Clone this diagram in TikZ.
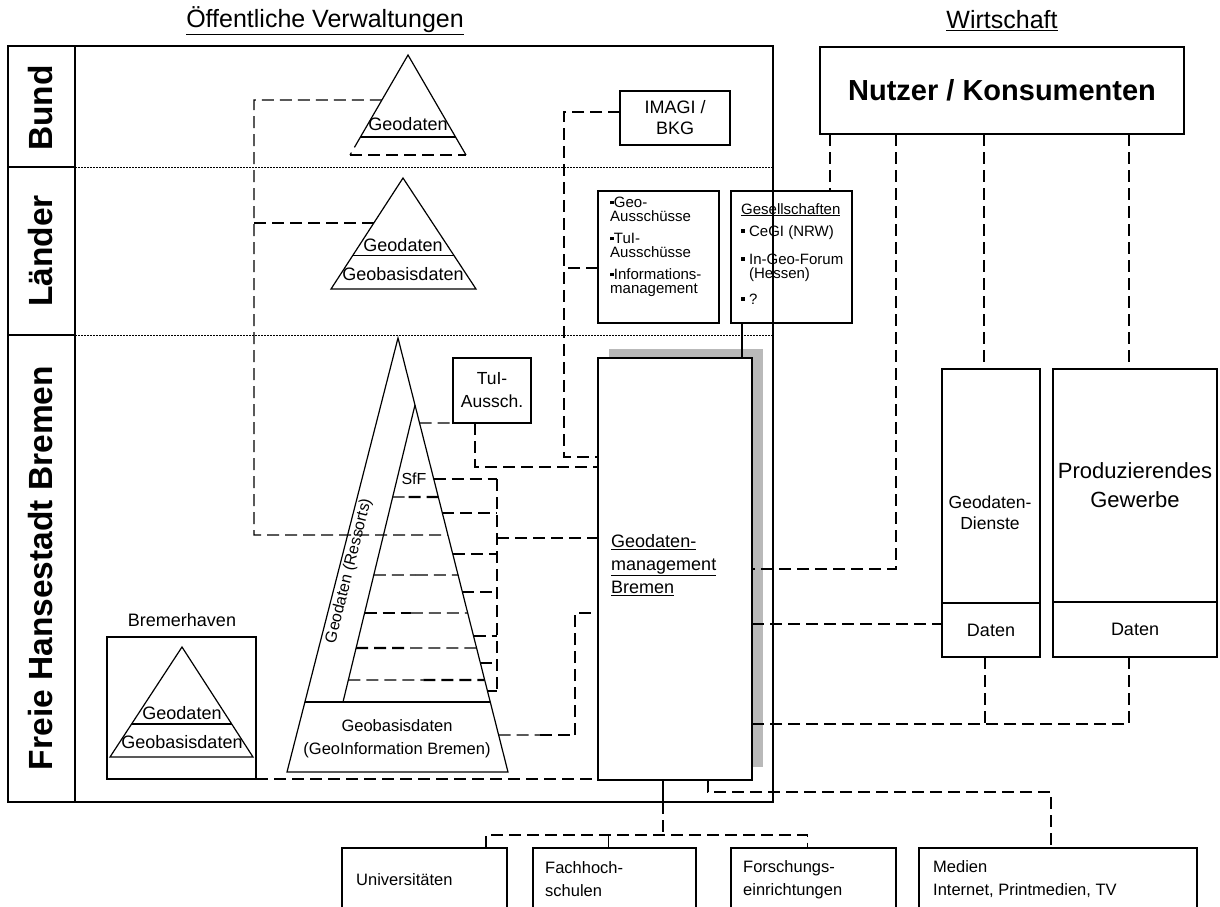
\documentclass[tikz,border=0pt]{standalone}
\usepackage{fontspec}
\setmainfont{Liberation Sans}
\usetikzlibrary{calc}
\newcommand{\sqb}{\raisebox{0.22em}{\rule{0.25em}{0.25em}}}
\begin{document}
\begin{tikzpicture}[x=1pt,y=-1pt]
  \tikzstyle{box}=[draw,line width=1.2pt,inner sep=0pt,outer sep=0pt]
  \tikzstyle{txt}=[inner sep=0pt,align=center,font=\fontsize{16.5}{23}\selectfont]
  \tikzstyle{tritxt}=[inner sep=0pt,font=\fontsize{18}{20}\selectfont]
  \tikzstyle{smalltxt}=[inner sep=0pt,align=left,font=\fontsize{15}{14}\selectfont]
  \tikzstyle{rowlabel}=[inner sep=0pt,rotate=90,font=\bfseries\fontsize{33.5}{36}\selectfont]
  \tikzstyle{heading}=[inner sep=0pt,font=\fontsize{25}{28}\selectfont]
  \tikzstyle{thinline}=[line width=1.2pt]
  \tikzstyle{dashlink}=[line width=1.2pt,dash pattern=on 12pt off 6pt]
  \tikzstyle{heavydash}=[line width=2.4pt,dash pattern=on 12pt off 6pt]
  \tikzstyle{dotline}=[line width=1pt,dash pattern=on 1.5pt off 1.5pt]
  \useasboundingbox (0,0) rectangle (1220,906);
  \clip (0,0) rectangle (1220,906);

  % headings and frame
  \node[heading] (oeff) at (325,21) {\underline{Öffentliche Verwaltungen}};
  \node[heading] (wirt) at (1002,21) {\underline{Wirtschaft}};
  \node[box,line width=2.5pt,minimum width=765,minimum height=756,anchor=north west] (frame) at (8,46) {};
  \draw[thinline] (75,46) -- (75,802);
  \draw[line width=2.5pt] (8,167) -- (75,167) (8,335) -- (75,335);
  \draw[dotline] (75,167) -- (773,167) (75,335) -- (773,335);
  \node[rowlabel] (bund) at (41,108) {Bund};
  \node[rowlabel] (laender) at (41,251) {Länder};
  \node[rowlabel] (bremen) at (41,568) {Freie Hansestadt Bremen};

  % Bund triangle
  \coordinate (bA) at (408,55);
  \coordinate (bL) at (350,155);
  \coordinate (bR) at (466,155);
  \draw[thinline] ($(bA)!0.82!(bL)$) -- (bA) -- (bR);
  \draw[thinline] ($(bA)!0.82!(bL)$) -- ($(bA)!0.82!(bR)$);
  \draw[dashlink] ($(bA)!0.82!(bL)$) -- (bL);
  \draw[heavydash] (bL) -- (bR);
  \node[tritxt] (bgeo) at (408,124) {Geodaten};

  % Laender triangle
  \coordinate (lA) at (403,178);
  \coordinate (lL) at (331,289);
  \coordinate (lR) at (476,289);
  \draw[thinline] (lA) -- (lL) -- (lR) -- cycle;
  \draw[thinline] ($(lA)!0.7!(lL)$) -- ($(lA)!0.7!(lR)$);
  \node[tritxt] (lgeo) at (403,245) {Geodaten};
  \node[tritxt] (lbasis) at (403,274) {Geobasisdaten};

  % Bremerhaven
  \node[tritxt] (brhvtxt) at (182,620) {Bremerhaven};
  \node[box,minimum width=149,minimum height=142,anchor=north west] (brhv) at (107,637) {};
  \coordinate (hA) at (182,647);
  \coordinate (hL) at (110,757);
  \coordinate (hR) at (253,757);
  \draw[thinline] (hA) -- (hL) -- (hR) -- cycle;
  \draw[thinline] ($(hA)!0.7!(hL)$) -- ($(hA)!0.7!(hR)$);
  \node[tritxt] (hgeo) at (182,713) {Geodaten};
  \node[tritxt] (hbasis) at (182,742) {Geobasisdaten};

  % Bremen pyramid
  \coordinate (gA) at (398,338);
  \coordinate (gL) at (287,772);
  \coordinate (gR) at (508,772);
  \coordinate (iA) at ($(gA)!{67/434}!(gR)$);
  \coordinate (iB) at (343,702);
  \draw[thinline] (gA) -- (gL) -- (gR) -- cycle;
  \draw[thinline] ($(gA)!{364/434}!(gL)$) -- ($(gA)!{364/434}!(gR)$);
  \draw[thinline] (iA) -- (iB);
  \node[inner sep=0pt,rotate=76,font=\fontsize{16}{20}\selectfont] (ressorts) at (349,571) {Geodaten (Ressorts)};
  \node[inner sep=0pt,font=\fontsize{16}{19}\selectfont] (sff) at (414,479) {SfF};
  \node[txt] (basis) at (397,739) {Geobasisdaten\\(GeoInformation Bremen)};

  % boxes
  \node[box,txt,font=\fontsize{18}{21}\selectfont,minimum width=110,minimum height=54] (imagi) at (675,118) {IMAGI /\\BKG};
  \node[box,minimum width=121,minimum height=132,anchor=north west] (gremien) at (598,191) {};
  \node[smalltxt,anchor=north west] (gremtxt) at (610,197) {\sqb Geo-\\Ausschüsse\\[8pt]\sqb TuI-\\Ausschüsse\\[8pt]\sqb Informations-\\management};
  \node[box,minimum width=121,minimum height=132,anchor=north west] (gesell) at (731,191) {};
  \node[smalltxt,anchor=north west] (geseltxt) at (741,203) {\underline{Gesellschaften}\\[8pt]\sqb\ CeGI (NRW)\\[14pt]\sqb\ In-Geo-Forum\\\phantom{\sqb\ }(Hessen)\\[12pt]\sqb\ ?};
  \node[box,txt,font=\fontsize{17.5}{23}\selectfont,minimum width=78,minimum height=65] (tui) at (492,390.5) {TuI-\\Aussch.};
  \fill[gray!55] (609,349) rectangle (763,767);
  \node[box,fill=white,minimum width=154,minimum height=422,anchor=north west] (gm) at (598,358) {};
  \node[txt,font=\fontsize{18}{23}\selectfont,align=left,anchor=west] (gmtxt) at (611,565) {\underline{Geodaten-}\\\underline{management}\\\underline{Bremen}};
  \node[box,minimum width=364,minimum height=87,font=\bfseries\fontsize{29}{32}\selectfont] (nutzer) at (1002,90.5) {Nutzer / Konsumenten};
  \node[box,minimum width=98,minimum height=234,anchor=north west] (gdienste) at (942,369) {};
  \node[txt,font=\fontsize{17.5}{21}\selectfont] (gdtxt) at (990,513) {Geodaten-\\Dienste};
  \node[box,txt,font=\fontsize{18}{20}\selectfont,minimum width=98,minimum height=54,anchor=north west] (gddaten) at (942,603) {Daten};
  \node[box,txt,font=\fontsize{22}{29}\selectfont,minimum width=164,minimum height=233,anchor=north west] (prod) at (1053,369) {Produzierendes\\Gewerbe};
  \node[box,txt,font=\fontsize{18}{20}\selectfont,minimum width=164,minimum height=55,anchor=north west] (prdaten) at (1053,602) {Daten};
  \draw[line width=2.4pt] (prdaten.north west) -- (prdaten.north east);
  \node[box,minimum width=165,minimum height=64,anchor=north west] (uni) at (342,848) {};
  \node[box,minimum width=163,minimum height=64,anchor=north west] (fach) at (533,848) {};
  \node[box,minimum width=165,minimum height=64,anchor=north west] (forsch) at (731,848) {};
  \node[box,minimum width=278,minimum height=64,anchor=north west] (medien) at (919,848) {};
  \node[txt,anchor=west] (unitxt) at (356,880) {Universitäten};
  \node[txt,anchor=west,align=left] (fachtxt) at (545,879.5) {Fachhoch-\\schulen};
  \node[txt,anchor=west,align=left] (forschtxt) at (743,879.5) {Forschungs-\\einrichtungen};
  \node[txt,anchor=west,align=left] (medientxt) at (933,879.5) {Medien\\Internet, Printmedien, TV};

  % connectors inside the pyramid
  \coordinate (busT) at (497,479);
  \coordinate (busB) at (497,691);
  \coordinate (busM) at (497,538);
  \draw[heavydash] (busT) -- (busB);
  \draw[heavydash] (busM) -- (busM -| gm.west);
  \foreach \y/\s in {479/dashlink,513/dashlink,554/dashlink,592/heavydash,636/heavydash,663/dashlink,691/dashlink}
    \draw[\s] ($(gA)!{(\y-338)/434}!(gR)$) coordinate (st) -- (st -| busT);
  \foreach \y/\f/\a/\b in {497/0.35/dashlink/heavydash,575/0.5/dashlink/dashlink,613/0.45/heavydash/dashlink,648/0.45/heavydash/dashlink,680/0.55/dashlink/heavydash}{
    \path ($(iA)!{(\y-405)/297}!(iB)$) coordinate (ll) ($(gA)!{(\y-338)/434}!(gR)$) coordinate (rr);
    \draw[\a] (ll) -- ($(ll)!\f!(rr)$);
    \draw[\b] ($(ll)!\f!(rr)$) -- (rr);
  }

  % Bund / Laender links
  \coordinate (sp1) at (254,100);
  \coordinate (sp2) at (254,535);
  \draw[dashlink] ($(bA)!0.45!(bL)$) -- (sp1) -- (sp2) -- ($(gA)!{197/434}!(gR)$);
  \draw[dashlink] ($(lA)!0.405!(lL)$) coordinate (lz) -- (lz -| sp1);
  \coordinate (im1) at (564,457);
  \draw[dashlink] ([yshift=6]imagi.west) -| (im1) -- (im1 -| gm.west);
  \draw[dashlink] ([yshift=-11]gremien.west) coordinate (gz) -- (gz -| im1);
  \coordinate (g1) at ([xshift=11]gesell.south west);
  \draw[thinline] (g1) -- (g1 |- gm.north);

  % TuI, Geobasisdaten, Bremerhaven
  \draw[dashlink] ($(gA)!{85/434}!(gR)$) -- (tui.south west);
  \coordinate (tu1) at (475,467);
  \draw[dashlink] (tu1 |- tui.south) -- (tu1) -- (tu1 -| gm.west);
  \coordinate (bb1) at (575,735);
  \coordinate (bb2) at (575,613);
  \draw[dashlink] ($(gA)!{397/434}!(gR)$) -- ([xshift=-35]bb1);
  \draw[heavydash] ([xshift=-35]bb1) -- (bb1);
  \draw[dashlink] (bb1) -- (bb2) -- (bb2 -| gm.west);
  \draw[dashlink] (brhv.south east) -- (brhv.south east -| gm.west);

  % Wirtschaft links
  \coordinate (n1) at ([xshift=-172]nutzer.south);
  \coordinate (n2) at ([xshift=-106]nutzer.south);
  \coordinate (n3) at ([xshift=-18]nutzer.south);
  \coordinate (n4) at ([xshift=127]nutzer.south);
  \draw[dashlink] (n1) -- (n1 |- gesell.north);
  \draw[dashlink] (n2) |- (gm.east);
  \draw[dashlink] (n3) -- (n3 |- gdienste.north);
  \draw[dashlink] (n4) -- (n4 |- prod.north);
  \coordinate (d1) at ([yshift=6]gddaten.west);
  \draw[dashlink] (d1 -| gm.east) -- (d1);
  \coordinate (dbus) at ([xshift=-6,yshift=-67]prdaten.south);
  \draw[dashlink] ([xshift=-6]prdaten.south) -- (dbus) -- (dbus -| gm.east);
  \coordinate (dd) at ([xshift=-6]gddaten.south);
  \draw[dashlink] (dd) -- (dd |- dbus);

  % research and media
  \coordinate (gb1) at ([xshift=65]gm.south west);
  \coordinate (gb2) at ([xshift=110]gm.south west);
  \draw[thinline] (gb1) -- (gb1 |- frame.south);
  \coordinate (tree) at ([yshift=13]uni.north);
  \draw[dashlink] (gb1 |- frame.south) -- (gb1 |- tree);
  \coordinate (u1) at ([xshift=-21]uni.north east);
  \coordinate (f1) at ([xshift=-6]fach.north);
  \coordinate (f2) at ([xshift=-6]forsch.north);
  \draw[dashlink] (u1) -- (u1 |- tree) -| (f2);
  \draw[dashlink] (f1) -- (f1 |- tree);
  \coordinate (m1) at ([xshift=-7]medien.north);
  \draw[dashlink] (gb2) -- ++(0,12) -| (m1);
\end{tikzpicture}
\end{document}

#####

Skip the pictures and restate exactly the lines from the beginning of the listing to the line with "(bremen) at (41,568)", that line included.

Clone this diagram in TikZ.
\documentclass[tikz,border=0pt]{standalone}
\usepackage{fontspec}
\setmainfont{Liberation Sans}
\usetikzlibrary{calc}
\newcommand{\sqb}{\raisebox{0.22em}{\rule{0.25em}{0.25em}}}
\begin{document}
\begin{tikzpicture}[x=1pt,y=-1pt]
  \tikzstyle{box}=[draw,line width=1.2pt,inner sep=0pt,outer sep=0pt]
  \tikzstyle{txt}=[inner sep=0pt,align=center,font=\fontsize{16.5}{23}\selectfont]
  \tikzstyle{tritxt}=[inner sep=0pt,font=\fontsize{18}{20}\selectfont]
  \tikzstyle{smalltxt}=[inner sep=0pt,align=left,font=\fontsize{15}{14}\selectfont]
  \tikzstyle{rowlabel}=[inner sep=0pt,rotate=90,font=\bfseries\fontsize{33.5}{36}\selectfont]
  \tikzstyle{heading}=[inner sep=0pt,font=\fontsize{25}{28}\selectfont]
  \tikzstyle{thinline}=[line width=1.2pt]
  \tikzstyle{dashlink}=[line width=1.2pt,dash pattern=on 12pt off 6pt]
  \tikzstyle{heavydash}=[line width=2.4pt,dash pattern=on 12pt off 6pt]
  \tikzstyle{dotline}=[line width=1pt,dash pattern=on 1.5pt off 1.5pt]
  \useasboundingbox (0,0) rectangle (1220,906);
  \clip (0,0) rectangle (1220,906);

  % headings and frame
  \node[heading] (oeff) at (325,21) {\underline{Öffentliche Verwaltungen}};
  \node[heading] (wirt) at (1002,21) {\underline{Wirtschaft}};
  \node[box,line width=2.5pt,minimum width=765,minimum height=756,anchor=north west] (frame) at (8,46) {};
  \draw[thinline] (75,46) -- (75,802);
  \draw[line width=2.5pt] (8,167) -- (75,167) (8,335) -- (75,335);
  \draw[dotline] (75,167) -- (773,167) (75,335) -- (773,335);
  \node[rowlabel] (bund) at (41,108) {Bund};
  \node[rowlabel] (laender) at (41,251) {Länder};
  \node[rowlabel] (bremen) at (41,568) {Freie Hansestadt Bremen};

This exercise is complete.